Although school psychologists conduct testing, she thinks their role could be expanded to include recognizing and providing referrals for complex mental health disorders, offering professional development, consulting with teachers, and doing basic mental health intervention with children and youth both individually or in groups.
“From an equity perspective, it makes a lot of sense to be offering these basic mental health services in the schools because all kids are going to school and that allows them to provide services within their own community,” Baker said.
“It can be accessible to everybody, that’s what I’m really emphasizing there, the importance of effectively using all of the mental health clinicians in the province in a more thoughtful way.”
‘We want to address this early on’
Baker is hopeful that by September, people will no longer be primarily focused on getting through the pandemic day-to-day, allowing for a greater recognition of COVID-19’s mental health toll.
“These conversations aren’t going to go away, and I think that as we’re heading out of the pandemic this is the time to be really rethinking how to address and understand the mental health and wellbeing needs, especially in our kids,” Baker said.
“We want to address this early on so that the issues that we are seeing, the challenges that we’re seeing, don’t become really clinically significant.”
When September rolls around and schools reopen, Baker said conducting assessments to determine where children are in terms of learning gaps and their overall mental health is critical.
“Once we identify those kids, how are we going to address that? I think that now, right now, in these next couple of months before September, is the time for us to be thinking about that,” she said.
‘Don’t know what else to do’
Pure said while she didn’t expect the overwhelming reaction to her tweet, she’s grateful it has sparked some thoughtful conversations.
Looking for alternative methods to tele-health appointments — a method she said didn’t work for many children and teens — Pure started walk-and-talk sessions.
So far, she’s worn through three pairs of sneakers. She walks an average of 5km per session, and sometimes does several sessions per day.

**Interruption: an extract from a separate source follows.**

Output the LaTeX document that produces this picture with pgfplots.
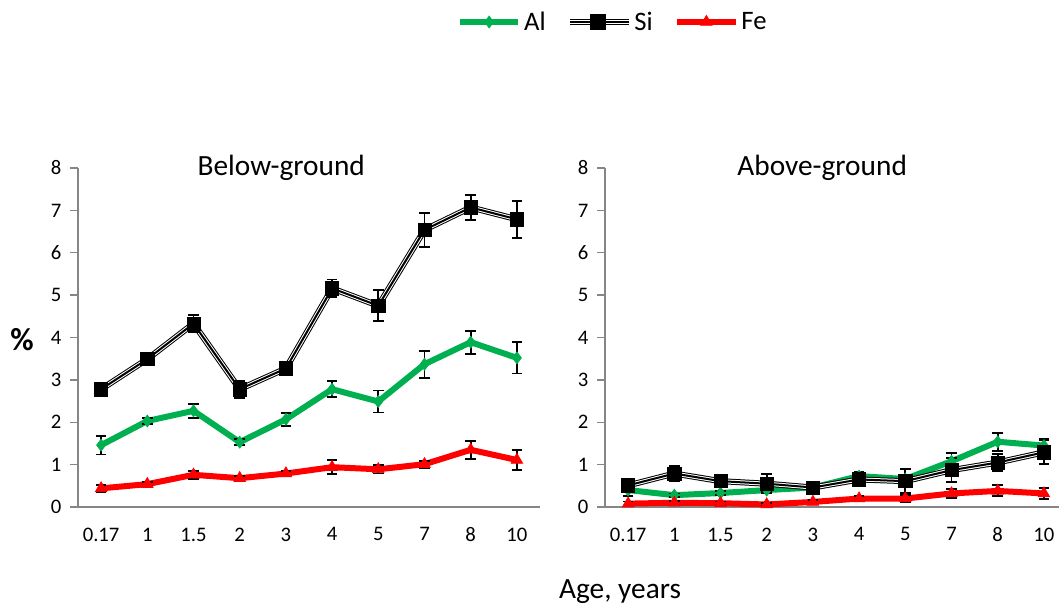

Pure chuckled when she explained that there are weeks when she clocks between 100 and 110 km.
While she doesn’t have comparable creative solutions to the current crisis, Pure does believe we need to do things differently and there needs to be a solid plan.
That starts, she said, by having conversations with front line educators, those in private practice, and people working within public health.
“We do our best and we try to be creative…The tweet was really about I just don’t know what else to do,” Pure said. “I do think there needs to be a real plan and a real conversation of what is happening and how services are being delivered.”
Resources for Nova Scotians seeking help:
The province’s mental health and addictions team takes calls from people struggling with mental health or addiction concerns Monday to Friday from 8:30am to 4:30pm at 1-855-922-1122.
The provincial mental health and addictions crisis line is available 24/7 at 1-888-429-8167.
Kids Help Phone offers help for children and youth seeking mental health support. They can get more information about texting, calling or online chats by visiting kidshelphone.ca.